→ **WORK REQUIRED**:
Return only the count of lines in which the word "drawn" appears.

→ **DATA EXCERPT**:

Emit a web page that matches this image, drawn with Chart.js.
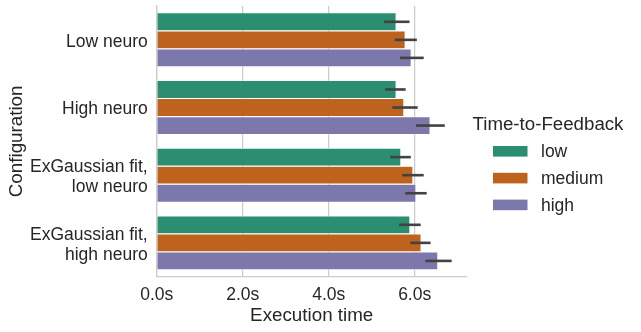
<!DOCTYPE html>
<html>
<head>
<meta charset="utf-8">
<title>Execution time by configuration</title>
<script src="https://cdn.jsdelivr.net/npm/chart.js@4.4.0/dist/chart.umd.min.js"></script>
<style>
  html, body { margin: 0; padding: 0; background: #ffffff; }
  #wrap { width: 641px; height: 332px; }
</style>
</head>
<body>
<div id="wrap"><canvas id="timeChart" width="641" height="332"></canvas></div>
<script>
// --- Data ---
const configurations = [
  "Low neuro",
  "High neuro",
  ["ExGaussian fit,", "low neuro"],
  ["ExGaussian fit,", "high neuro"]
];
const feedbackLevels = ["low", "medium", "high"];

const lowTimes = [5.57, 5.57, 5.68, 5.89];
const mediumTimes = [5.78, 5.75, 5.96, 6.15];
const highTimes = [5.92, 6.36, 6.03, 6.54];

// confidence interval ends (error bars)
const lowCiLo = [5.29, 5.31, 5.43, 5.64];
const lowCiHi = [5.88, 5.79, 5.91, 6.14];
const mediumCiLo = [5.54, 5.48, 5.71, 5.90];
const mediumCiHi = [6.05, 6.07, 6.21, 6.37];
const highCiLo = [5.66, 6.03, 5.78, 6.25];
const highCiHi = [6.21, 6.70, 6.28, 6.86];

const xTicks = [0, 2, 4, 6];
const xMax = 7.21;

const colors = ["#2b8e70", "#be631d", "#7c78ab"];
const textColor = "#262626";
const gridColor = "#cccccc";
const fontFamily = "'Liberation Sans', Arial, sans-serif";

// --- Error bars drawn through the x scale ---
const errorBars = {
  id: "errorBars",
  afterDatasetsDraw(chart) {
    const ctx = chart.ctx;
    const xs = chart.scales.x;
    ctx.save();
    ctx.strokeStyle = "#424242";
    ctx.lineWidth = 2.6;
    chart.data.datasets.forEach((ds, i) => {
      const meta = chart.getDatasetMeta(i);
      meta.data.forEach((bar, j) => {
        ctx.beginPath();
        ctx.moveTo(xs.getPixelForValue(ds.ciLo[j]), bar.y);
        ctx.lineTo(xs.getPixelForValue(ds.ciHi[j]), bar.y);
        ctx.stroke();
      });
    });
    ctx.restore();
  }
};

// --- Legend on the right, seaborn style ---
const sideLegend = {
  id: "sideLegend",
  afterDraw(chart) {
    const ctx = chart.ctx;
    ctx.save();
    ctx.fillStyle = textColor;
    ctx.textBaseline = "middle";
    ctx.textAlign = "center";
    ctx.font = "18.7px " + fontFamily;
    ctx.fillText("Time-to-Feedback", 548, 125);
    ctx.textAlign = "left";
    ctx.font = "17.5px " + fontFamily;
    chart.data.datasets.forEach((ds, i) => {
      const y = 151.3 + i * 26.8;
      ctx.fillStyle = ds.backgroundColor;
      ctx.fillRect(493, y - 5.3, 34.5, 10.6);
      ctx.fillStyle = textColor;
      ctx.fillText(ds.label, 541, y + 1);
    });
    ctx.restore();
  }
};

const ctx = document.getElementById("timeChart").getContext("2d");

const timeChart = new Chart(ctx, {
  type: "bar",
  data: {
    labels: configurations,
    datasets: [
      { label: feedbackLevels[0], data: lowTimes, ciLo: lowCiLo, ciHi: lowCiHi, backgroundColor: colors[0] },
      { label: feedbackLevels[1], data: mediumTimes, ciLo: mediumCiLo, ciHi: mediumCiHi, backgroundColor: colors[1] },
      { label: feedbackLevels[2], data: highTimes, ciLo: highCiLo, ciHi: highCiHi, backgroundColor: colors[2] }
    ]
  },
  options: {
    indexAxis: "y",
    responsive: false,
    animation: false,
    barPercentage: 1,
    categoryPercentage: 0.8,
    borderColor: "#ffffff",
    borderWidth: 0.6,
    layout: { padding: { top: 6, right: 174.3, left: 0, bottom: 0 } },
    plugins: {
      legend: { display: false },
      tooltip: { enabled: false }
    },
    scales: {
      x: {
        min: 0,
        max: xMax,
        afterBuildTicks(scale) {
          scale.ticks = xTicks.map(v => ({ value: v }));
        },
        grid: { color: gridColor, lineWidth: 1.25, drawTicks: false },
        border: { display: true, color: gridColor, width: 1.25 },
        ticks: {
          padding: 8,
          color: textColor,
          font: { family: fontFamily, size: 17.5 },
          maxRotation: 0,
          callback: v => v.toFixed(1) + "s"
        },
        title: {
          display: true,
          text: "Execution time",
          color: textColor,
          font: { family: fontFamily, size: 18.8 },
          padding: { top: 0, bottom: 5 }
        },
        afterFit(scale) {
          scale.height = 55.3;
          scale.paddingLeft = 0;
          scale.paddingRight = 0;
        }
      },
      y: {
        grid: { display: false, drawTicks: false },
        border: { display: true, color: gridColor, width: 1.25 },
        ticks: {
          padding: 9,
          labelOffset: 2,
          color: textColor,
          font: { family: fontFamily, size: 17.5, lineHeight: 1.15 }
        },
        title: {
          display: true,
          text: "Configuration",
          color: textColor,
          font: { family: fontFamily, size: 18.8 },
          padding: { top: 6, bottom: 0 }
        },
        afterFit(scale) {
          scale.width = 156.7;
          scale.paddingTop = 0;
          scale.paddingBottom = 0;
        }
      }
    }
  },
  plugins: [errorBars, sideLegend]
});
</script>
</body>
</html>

→ **SOLUTION TO THIS PROBLEM**:
2